(Updates with analyst forecast in third paragraph.)
Oct. 17 (Bloomberg) -- Economists covering Brazil raised their 2012 inflation forecast for a seventh week as a tight labor market, predictions of further interest rate cuts and an improved outlook for a global recovery stoked expectations of faster price rises.
Consumer prices will increase 5.61 percent next year, according to the median forecast in an Oct. 14 central bank survey of about 100 economists published today, up from a forecast of 5.59 percent the previous week. Economists also raised their 2013 inflation forecast to 4.9 percent from 4.85 percent.
“Inflation dynamics are getting worse,” said Flavio Serrano, senior economist at Espirito Santo Investment Bank in Sao Paulo. “The labor market has been driving this situation. We see the unemployment rate below its natural level and, despite that, the central bank is cutting interest rates.”
An improved international scenario over the last two weeks has also worsened the inflation outlook, Serrano said.

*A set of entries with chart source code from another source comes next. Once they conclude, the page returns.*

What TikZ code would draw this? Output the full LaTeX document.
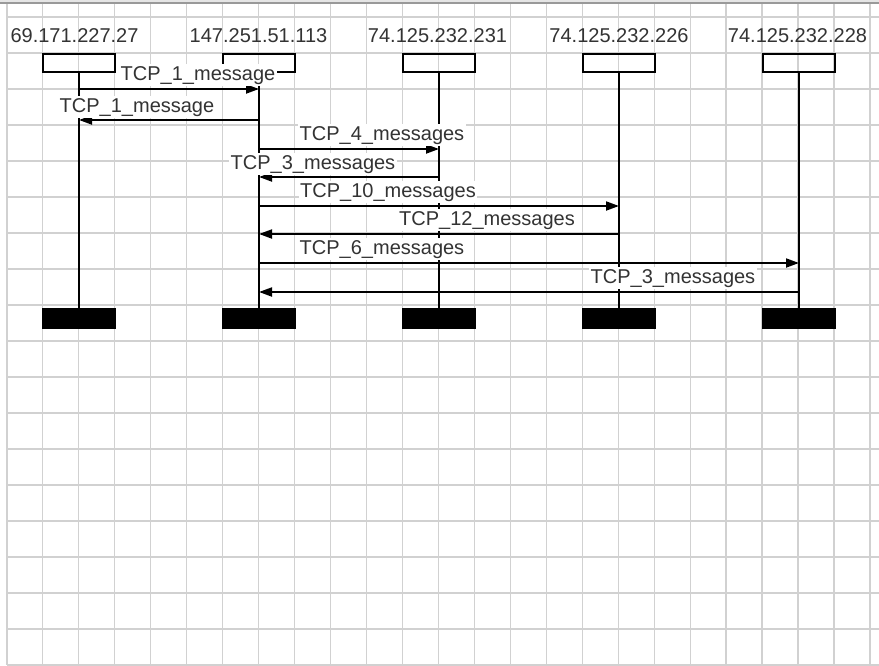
\documentclass[tikz,border=0pt]{standalone}
\usepackage{fontspec}
\setmainfont{Liberation Sans}
\usetikzlibrary{arrows.meta}
\begin{document}
\begin{tikzpicture}[x=1pt,y=-1pt,
  gridline/.style={draw=black!18, line width=1.3pt},
  headbox/.style={draw=black, line width=1.8pt, minimum width=72pt, minimum height=18pt, inner sep=0pt},
  endbox/.style={draw=black, fill=black, line width=0.5pt, minimum width=73pt, minimum height=20pt, inner sep=0pt},
  lifeline/.style={draw=black, line width=2pt},
  msg/.style={draw=black, line width=1.9pt, -{Triangle[length=13pt,width=9pt]}},
  hostlabel/.style={anchor=base, text=black!80, font=\fontsize{20}{24}\selectfont, inner sep=0pt},
  msglabel/.style={anchor=base, text=black!80, fill=white, font=\fontsize{20}{24}\selectfont, inner xsep=1.5pt, inner ysep=2pt}
]
\useasboundingbox (0,0) rectangle (879,665);
\fill[white] (0,0) rectangle (879,665);
% grid
\foreach \k in {0,...,23} {
  \draw[gridline] ({42.7+35.97*\k},3) -- ({42.7+35.97*\k},665);
}
\draw[gridline] (7,3) -- (7,665);
\foreach \k in {0,...,18} {
  \draw[gridline] (7,{17+36*\k}) -- (879,{17+36*\k});
}
\fill[black!10] (0,0) rectangle (879,3);
\draw[black!40, line width=1.5pt] (0,3) -- (879,3);

% host labels
\node[hostlabel] (t1) at (74.5,42) {69.171.227.27};
\node[hostlabel] (t2) at (258.5,42) {147.251.51.113};
\node[hostlabel] (t3) at (437.5,42) {74.125.232.231};
\node[hostlabel] (t4) at (619,42) {74.125.232.226};
\node[hostlabel] (t5) at (797.5,42) {74.125.232.228};

% head boxes
\node[headbox] (h1) at (79,63) {};
\node[headbox] (h2) at (259,63) {};
\node[headbox] (h3) at (439,63) {};
\node[headbox] (h4) at (619,63) {};
\node[headbox] (h5) at (799,63) {};

% end boxes
\node[endbox] (e1) at (79,318) {};
\node[endbox] (e2) at (259,318) {};
\node[endbox] (e3) at (439,318) {};
\node[endbox] (e4) at (619,318) {};
\node[endbox] (e5) at (799,318) {};

% lifelines
\foreach \i in {1,...,5} {
  \draw[lifeline] (h\i.south) -- (e\i.north);
}

% message end points
\coordinate (a1) at (79,89);   \coordinate (b1) at (259,89);
\coordinate (a2) at (259,120); \coordinate (b2) at (79,120);
\coordinate (a3) at (259,149); \coordinate (b3) at (439,149);
\coordinate (a4) at (439,177); \coordinate (b4) at (259,177);
\coordinate (a5) at (259,206); \coordinate (b5) at (619,206);
\coordinate (a6) at (619,234); \coordinate (b6) at (259,234);
\coordinate (a7) at (259,263); \coordinate (b7) at (799,263);
\coordinate (a8) at (799,292); \coordinate (b8) at (259,292);

\foreach \i in {1,...,8} {
  \draw[msg] (a\i) -- (b\i);
}

% message labels
\node[msglabel] (l1) at (198,80)  {TCP\_1\_message};
\node[msglabel] (l2) at (137,112) {TCP\_1\_message};
\node[msglabel] (l3) at (382,140) {TCP\_4\_messages};
\node[msglabel] (l4) at (313,169) {TCP\_3\_messages};
\node[msglabel] (l5) at (388,197) {TCP\_10\_messages};
\node[msglabel] (l6) at (487,225) {TCP\_12\_messages};
\node[msglabel] (l7) at (382,254) {TCP\_6\_messages};
\node[msglabel] (l8) at (673,283) {TCP\_3\_messages};
\end{tikzpicture}
\end{document}
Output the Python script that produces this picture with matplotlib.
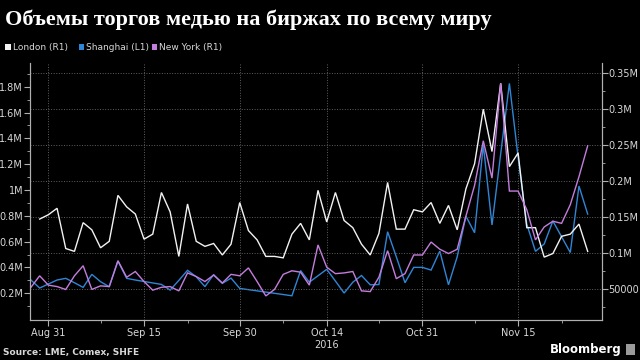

The economists surveyed expect the central bank to cut borrowing costs half a point to 11.5 percent at their policy meeting this week, the survey found, after central bank President Alexandre Tombini said that “moderate” rate cuts could protect Brazil from global turbulence. August retail sales and economic activity figures data published last week showed the economy slowing faster than economists had expected.
Interest Rate Futures
The yield on the interest rate futures contract maturing in January 2013, the most traded in Sao Paulo today, fell 3 basis points, or 0.02 percentage point, to 10.52 percent at 8:01 a.m. New York time. The real weakened 0.6 percent to 1.7435 per dollar.
Consumer prices, as measured by the IPCA index, will rise 6.52 percent this year, unchanged from last week’s forecast, the survey found.
Latin America’s biggest economy will grow 3.42 percent this year, down from a forecast of 3.50 percent the previous week, the survey found. Analysts also cut their 2012 growth forecast to 3.6 percent from 3.7 percent.
Tombini surprised analysts Aug. 31 by slashing the benchmark Selic rate 50 basis points to 12 percent, citing a “substantial deterioration” in the global outlook. Analysts expect policy makers to cut the Selic to 11 percent by the end of the year, and to 10.5 percent by the end of 2012, the survey found.
Inflation accelerated for a 13th straight month in September, to 7.31 percent. The central bank targets inflation of 4.5 percent, plus or minus two percentage points.
Unemployment fell to 6 percent in August, a record low for the month, down from 6.7 percent a year earlier.
The economic activity index, a proxy for gross domestic product, contracted 0.53 percent in August from the previous month, its biggest monthly fall since the global financial crisis of 2008. August retail sales fell the most since March 2009.